● **WRITTEN TASK**
Omit any picture, and return the remaining data exactly as written.

● **DATASET EXTRACT**

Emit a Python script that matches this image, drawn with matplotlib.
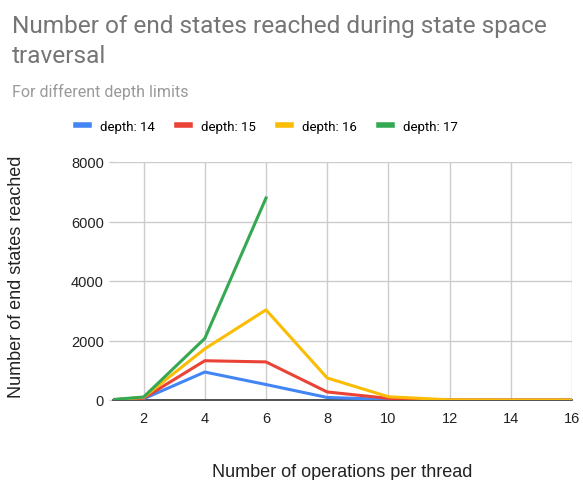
import matplotlib
matplotlib.use("Agg")
import matplotlib.pyplot as plt
import numpy as np

# Operations per thread and the number of end states reached per depth limit
ops = [1, 2, 4, 6, 8, 10, 12, 14, 16]
depth_14 = [10, 40, 940, 520, 85, 20, 0, 0, 0]
depth_15 = [10, 60, 1320, 1280, 270, 55, 0, 0, 0]
depth_16 = [10, 90, 1720, 3030, 740, 110, 5, 0, 0]
ops_17 = [1, 2, 4, 6]
depth_17 = [15, 100, 2070, 6790]

series_labels = ["depth: 14", "depth: 15", "depth: 16", "depth: 17"]
series_colors = ["#4285F4", "#EA4335", "#FBBC04", "#34A853"]
x_ticks = [2, 4, 6, 8, 10, 12, 14, 16]
y_ticks = [0, 2000, 4000, 6000, 8000]

W, H = 583, 481
fig = plt.figure(figsize=(W / 100, H / 100), dpi=100)
ax = fig.add_axes([113 / W, 1 - 401 / H, (572 - 113) / W, (401 - 163) / H])

xs = [ops, ops, ops, ops_17]
ys = [depth_14, depth_15, depth_16, depth_17]
handles = []
for x, y, lab, col in zip(xs, ys, series_labels, series_colors):
    h, = ax.plot(x, y, color=col, lw=2.2, label=lab, solid_joinstyle="round", zorder=3)
    handles.append(h)

ax.set_xlim(1, 16)
ax.set_ylim(0, 8000)
ax.set_xticks(x_ticks)
ax.set_yticks(y_ticks)
ax.grid(True, color="#cccccc", lw=1)
ax.set_axisbelow(True)
for s in ["top", "right", "left"]:
    ax.spines[s].set_visible(False)
ax.spines["bottom"].set_color("#333333")
ax.spines["bottom"].set_linewidth(1.2)
ax.spines["bottom"].set_zorder(2)

ax.tick_params(axis="both", colors="#cccccc", labelcolor="#222222", length=3, width=1)
ax.tick_params(axis="x", length=0, pad=8)
for lbl in ax.get_xticklabels() + ax.get_yticklabels():
    lbl.set_fontfamily("Liberation Sans")
    lbl.set_fontsize(10.5)

ax.set_xlabel("Number of operations per thread", fontsize=13,
              family="Liberation Sans", color="#222222", labelpad=27)
ax.set_ylabel("Number of end states reached", fontsize=13,
              family="Liberation Sans", color="#222222", labelpad=27)
ax.yaxis.set_label_coords(-(113 - 25) / (572 - 113), 0.52)

fig.text(12 / W, 1 - 33 / H, "Number of end states reached during state space",
         fontsize=17.6, family="Roboto", color="#757575", va="baseline")
fig.text(12 / W, 1 - 63 / H, "traversal",
         fontsize=17.6, family="Roboto", color="#757575", va="baseline")
fig.text(12 / W, 1 - 97 / H, "For different depth limits",
         fontsize=11.5, family="Roboto", color="#999999", va="baseline")

fig.legend(handles=handles, loc="center left", bbox_to_anchor=(64 / W, 1 - 127 / H),
           ncol=4, frameon=False, prop=dict(family="Roboto", size=9.5),
           handlelength=1.0, handletextpad=0.8, columnspacing=1.7)
for lh in fig.legends[0].get_lines():
    lh.set_linewidth(4)

fig.savefig("out.png", dpi=100)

● **REPLY**
Emit a Python script that matches this image, drawn with matplotlib.
import matplotlib
matplotlib.use("Agg")
import matplotlib.pyplot as plt
import numpy as np

# Operations per thread and the number of end states reached per depth limit
ops = [1, 2, 4, 6, 8, 10, 12, 14, 16]
depth_14 = [10, 40, 940, 520, 85, 20, 0, 0, 0]
depth_15 = [10, 60, 1320, 1280, 270, 55, 0, 0, 0]
depth_16 = [10, 90, 1720, 3030, 740, 110, 5, 0, 0]
ops_17 = [1, 2, 4, 6]
depth_17 = [15, 100, 2070, 6790]

series_labels = ["depth: 14", "depth: 15", "depth: 16", "depth: 17"]
series_colors = ["#4285F4", "#EA4335", "#FBBC04", "#34A853"]
x_ticks = [2, 4, 6, 8, 10, 12, 14, 16]
y_ticks = [0, 2000, 4000, 6000, 8000]

W, H = 583, 481
fig = plt.figure(figsize=(W / 100, H / 100), dpi=100)
ax = fig.add_axes([113 / W, 1 - 401 / H, (572 - 113) / W, (401 - 163) / H])

xs = [ops, ops, ops, ops_17]
ys = [depth_14, depth_15, depth_16, depth_17]
handles = []
for x, y, lab, col in zip(xs, ys, series_labels, series_colors):
    h, = ax.plot(x, y, color=col, lw=2.2, label=lab, solid_joinstyle="round", zorder=3)
    handles.append(h)

ax.set_xlim(1, 16)
ax.set_ylim(0, 8000)
ax.set_xticks(x_ticks)
ax.set_yticks(y_ticks)
ax.grid(True, color="#cccccc", lw=1)
ax.set_axisbelow(True)
for s in ["top", "right", "left"]:
    ax.spines[s].set_visible(False)
ax.spines["bottom"].set_color("#333333")
ax.spines["bottom"].set_linewidth(1.2)
ax.spines["bottom"].set_zorder(2)

ax.tick_params(axis="both", colors="#cccccc", labelcolor="#222222", length=3, width=1)
ax.tick_params(axis="x", length=0, pad=8)
for lbl in ax.get_xticklabels() + ax.get_yticklabels():
    lbl.set_fontfamily("Liberation Sans")
    lbl.set_fontsize(10.5)

ax.set_xlabel("Number of operations per thread", fontsize=13,
              family="Liberation Sans", color="#222222", labelpad=27)
ax.set_ylabel("Number of end states reached", fontsize=13,
              family="Liberation Sans", color="#222222", labelpad=27)
ax.yaxis.set_label_coords(-(113 - 25) / (572 - 113), 0.52)

fig.text(12 / W, 1 - 33 / H, "Number of end states reached during state space",
         fontsize=17.6, family="Roboto", color="#757575", va="baseline")
fig.text(12 / W, 1 - 63 / H, "traversal",
         fontsize=17.6, family="Roboto", color="#757575", va="baseline")
fig.text(12 / W, 1 - 97 / H, "For different depth limits",
         fontsize=11.5, family="Roboto", color="#999999", va="baseline")

fig.legend(handles=handles, loc="center left", bbox_to_anchor=(64 / W, 1 - 127 / H),
           ncol=4, frameon=False, prop=dict(family="Roboto", size=9.5),
           handlelength=1.0, handletextpad=0.8, columnspacing=1.7)
for lh in fig.legends[0].get_lines():
    lh.set_linewidth(4)

fig.savefig("out.png", dpi=100)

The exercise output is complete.